**DATASET CONTENT:**
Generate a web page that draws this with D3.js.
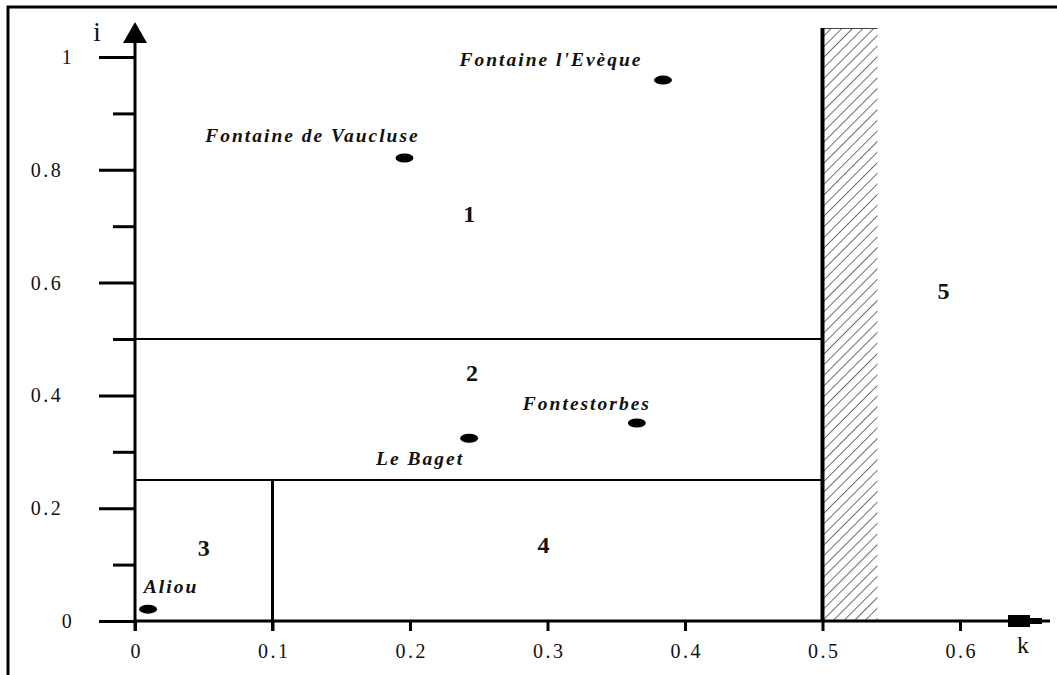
<!DOCTYPE html>
<html lang="en">
<head>
    <meta charset="UTF-8">
    <title>Classification of karst springs (k, i)</title>
    <script src="https://d3js.org/d3.v7.min.js"></script>
    <style>
        body { margin: 0; background-color: #fff; }
        svg text { font-family: "Liberation Serif", "Times New Roman", Times, "DejaVu Serif", serif; fill: #111; }
        .tick-label { font-size: 20px; letter-spacing: 2.5px; }
        .spring-label { font-size: 19.5px; font-weight: bold; font-style: italic; letter-spacing: 2px; }
        .region-label { font-size: 24px; font-weight: bold; }
        .axis-name { font-size: 24px; }
    </style>
</head>
<body>
    <div id="chart"></div>
    <script type="text/javascript">
        const serif = "'Liberation Serif', 'Times New Roman', Times, serif";

        // springs: k (x) and i (y)
        const springNames = ["Aliou", "Fontaine de Vaucluse", "Fontaine l'Evèque", "Le Baget", "Fontestorbes"];
        const springK = [0.0095, 0.196, 0.384, 0.243, 0.365];
        const springI = [0.021, 0.821, 0.959, 0.324, 0.351];

        // numbered domains of the diagram
        const regionNames = ["1", "2", "3", "4", "5"];
        const regionK = [0.243, 0.245, 0.05, 0.297, 0.588];
        const regionI = [0.723, 0.44, 0.13, 0.135, 0.586];

        // boundaries
        const iLimitHigh = 0.5;
        const iLimitLow = 0.25;
        const kLimitLow = 0.1;
        const kLimitHigh = 0.5;
        const kHatchEnd = 0.54;

        const kTicks = [0, 0.1, 0.2, 0.3, 0.4, 0.5, 0.6];
        const kTickLabels = ["0", "0.1", "0.2", "0.3", "0.4", "0.5", "0.6"];
        const iTicks = [0, 0.1, 0.2, 0.3, 0.4, 0.5, 0.6, 0.7, 0.8, 0.9, 1];
        const iTickLabels = ["0", "", "0.2", "", "0.4", "", "0.6", "", "0.8", "", "1"];

        // label placement relative to each spring marker (px)
        const labelOffset = {
            "Aliou": [23, -16],
            "Fontaine de Vaucluse": [-92, -16],
            "Fontaine l'Evèque": [-112, -14],
            "Le Baget": [-49, 27],
            "Fontestorbes": [-50, -13]
        };

        const W = 1057, H = 675;
        const x = d3.scaleLinear().domain([0, 0.6]).range([135, 960]);
        const y = d3.scaleLinear().domain([0, 1]).range([621, 57]);

        const svg = d3.select("#chart").append("svg")
            .attr("width", W)
            .attr("height", H)
            .attr("font-family", serif);

        // hatch pattern
        const defs = svg.append("defs");
        defs.append("pattern")
            .attr("id", "hatch")
            .attr("patternUnits", "userSpaceOnUse")
            .attr("width", 7.5)
            .attr("height", 8)
            .attr("patternTransform", "rotate(45)")
            .append("line")
            .attr("x1", 0).attr("y1", 0)
            .attr("x2", 0).attr("y2", 8)
            .attr("stroke", "#111")
            .attr("stroke-width", 1.2);

        // outer frame (top + left only)
        svg.append("path")
            .attr("d", "M8,675V7H1057")
            .attr("fill", "none")
            .attr("stroke", "#000")
            .attr("stroke-width", 3);

        // hatched strip
        svg.append("rect")
            .attr("x", x(kLimitHigh))
            .attr("y", 28)
            .attr("width", x(kHatchEnd) - x(kLimitHigh))
            .attr("height", y(0) - 28)
            .attr("fill", "url(#hatch)")
            .attr("stroke", "none");
        svg.append("line")
            .attr("x1", x(kLimitHigh)).attr("x2", x(kHatchEnd))
            .attr("y1", 28.5).attr("y2", 28.5)
            .attr("stroke", "#444").attr("stroke-width", 1);

        // boundary lines
        svg.append("line")
            .attr("x1", x(0)).attr("x2", x(kLimitHigh))
            .attr("y1", y(iLimitHigh)).attr("y2", y(iLimitHigh))
            .attr("stroke", "#000").attr("stroke-width", 2);
        svg.append("line")
            .attr("x1", x(0)).attr("x2", x(kLimitHigh))
            .attr("y1", y(iLimitLow)).attr("y2", y(iLimitLow))
            .attr("stroke", "#000").attr("stroke-width", 2);
        svg.append("line")
            .attr("x1", x(kLimitLow)).attr("x2", x(kLimitLow))
            .attr("y1", y(iLimitLow)).attr("y2", y(0) + 10)
            .attr("stroke", "#000").attr("stroke-width", 3);
        svg.append("line")
            .attr("x1", x(kLimitHigh)).attr("x2", x(kLimitHigh))
            .attr("y1", 28).attr("y2", y(0))
            .attr("stroke", "#000").attr("stroke-width", 4);

        // X axis
        const xAxis = svg.append("g")
            .attr("transform", "translate(0," + y(0) + ")")
            .call(d3.axisBottom(x)
                .tickValues(kTicks)
                .tickSize(10)
                .tickPadding(13)
                .tickFormat((d, i) => kTickLabels[i]));
        xAxis.attr("font-family", serif).attr("font-size", null);
        xAxis.select(".domain").remove();
        xAxis.selectAll(".tick line").attr("stroke", "#000").attr("stroke-width", 3);
        xAxis.selectAll(".tick text").attr("class", "tick-label").attr("dx", "0.06em");

        svg.append("line")
            .attr("x1", x(0)).attr("x2", 1010)
            .attr("y1", y(0)).attr("y2", y(0))
            .attr("stroke", "#000").attr("stroke-width", 3);
        // arrow head of k axis
        svg.append("path")
            .attr("d", "M1008,615H1030V618H1042V619.5H1050V622.5H1042V624H1030V627H1008Z")
            .attr("fill", "#000");
        svg.append("text")
            .attr("class", "axis-name")
            .attr("x", 1023).attr("y", 653)
            .attr("text-anchor", "middle")
            .text("k");

        // Y axis
        const yAxis = svg.append("g")
            .attr("transform", "translate(" + x(0) + ",0)")
            .call(d3.axisLeft(y)
                .tickValues(iTicks)
                .tickSize(36)
                .tickPadding(0)
                .tickFormat((d, i) => iTickLabels[i]));
        yAxis.attr("font-family", serif).attr("font-size", null);
        yAxis.select(".domain").remove();
        yAxis.selectAll(".tick line")
            .attr("stroke", "#000")
            .attr("stroke-width", 3)
            .attr("x2", (d, i) => iTickLabels[i] === "" ? -22 : -36);
        yAxis.selectAll(".tick text")
            .attr("class", "tick-label")
            .attr("text-anchor", "middle")
            .attr("x", (d, i) => iTickLabels[i].length > 1 ? -88 : -67);

        svg.append("line")
            .attr("x1", x(0)).attr("x2", x(0))
            .attr("y1", y(0) + 10).attr("y2", 40)
            .attr("stroke", "#000").attr("stroke-width", 3);
        svg.append("path")
            .attr("d", "M" + x(0) + ",22L" + (x(0) + 12) + ",43L" + (x(0) - 12) + ",43Z")
            .attr("fill", "#000");
        svg.append("text")
            .attr("class", "axis-name")
            .attr("x", 97).attr("y", 41)
            .attr("text-anchor", "middle")
            .style("font-size", "27px")
            .text("i");

        // springs
        const springs = springNames.map((n, j) => ({ name: n, k: springK[j], i: springI[j] }));
        svg.selectAll(".spring")
            .data(springs)
            .join("ellipse")
            .attr("class", "spring")
            .attr("cx", d => x(d.k))
            .attr("cy", d => y(d.i))
            .attr("rx", 9)
            .attr("ry", 4.5)
            .attr("fill", "#000");
        svg.selectAll(".spring-label")
            .data(springs)
            .join("text")
            .attr("class", "spring-label")
            .attr("x", d => x(d.k) + labelOffset[d.name][0])
            .attr("y", d => y(d.i) + labelOffset[d.name][1])
            .attr("text-anchor", "middle")
            .text(d => d.name);

        // region numbers
        svg.selectAll(".region-label")
            .data(regionNames)
            .join("text")
            .attr("class", "region-label")
            .attr("x", (d, j) => x(regionK[j]))
            .attr("y", (d, j) => y(regionI[j]))
            .attr("text-anchor", "middle")
            .attr("dy", "0.35em")
            .text(d => d);
    </script>
</body>
</html>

**PROBLEM REQUIREMENTS:** Pictures are excluded; extract exactly the lines from the start of the data through the line that holds "const kHatchEnd = 0.54;", both ends included.

**EXERCISE SOLUTION:**
Generate a web page that draws this with D3.js.
<!DOCTYPE html>
<html lang="en">
<head>
    <meta charset="UTF-8">
    <title>Classification of karst springs (k, i)</title>
    <script src="https://d3js.org/d3.v7.min.js"></script>
    <style>
        body { margin: 0; background-color: #fff; }
        svg text { font-family: "Liberation Serif", "Times New Roman", Times, "DejaVu Serif", serif; fill: #111; }
        .tick-label { font-size: 20px; letter-spacing: 2.5px; }
        .spring-label { font-size: 19.5px; font-weight: bold; font-style: italic; letter-spacing: 2px; }
        .region-label { font-size: 24px; font-weight: bold; }
        .axis-name { font-size: 24px; }
    </style>
</head>
<body>
    <div id="chart"></div>
    <script type="text/javascript">
        const serif = "'Liberation Serif', 'Times New Roman', Times, serif";

        // springs: k (x) and i (y)
        const springNames = ["Aliou", "Fontaine de Vaucluse", "Fontaine l'Evèque", "Le Baget", "Fontestorbes"];
        const springK = [0.0095, 0.196, 0.384, 0.243, 0.365];
        const springI = [0.021, 0.821, 0.959, 0.324, 0.351];

        // numbered domains of the diagram
        const regionNames = ["1", "2", "3", "4", "5"];
        const regionK = [0.243, 0.245, 0.05, 0.297, 0.588];
        const regionI = [0.723, 0.44, 0.13, 0.135, 0.586];

        // boundaries
        const iLimitHigh = 0.5;
        const iLimitLow = 0.25;
        const kLimitLow = 0.1;
        const kLimitHigh = 0.5;
        const kHatchEnd = 0.54;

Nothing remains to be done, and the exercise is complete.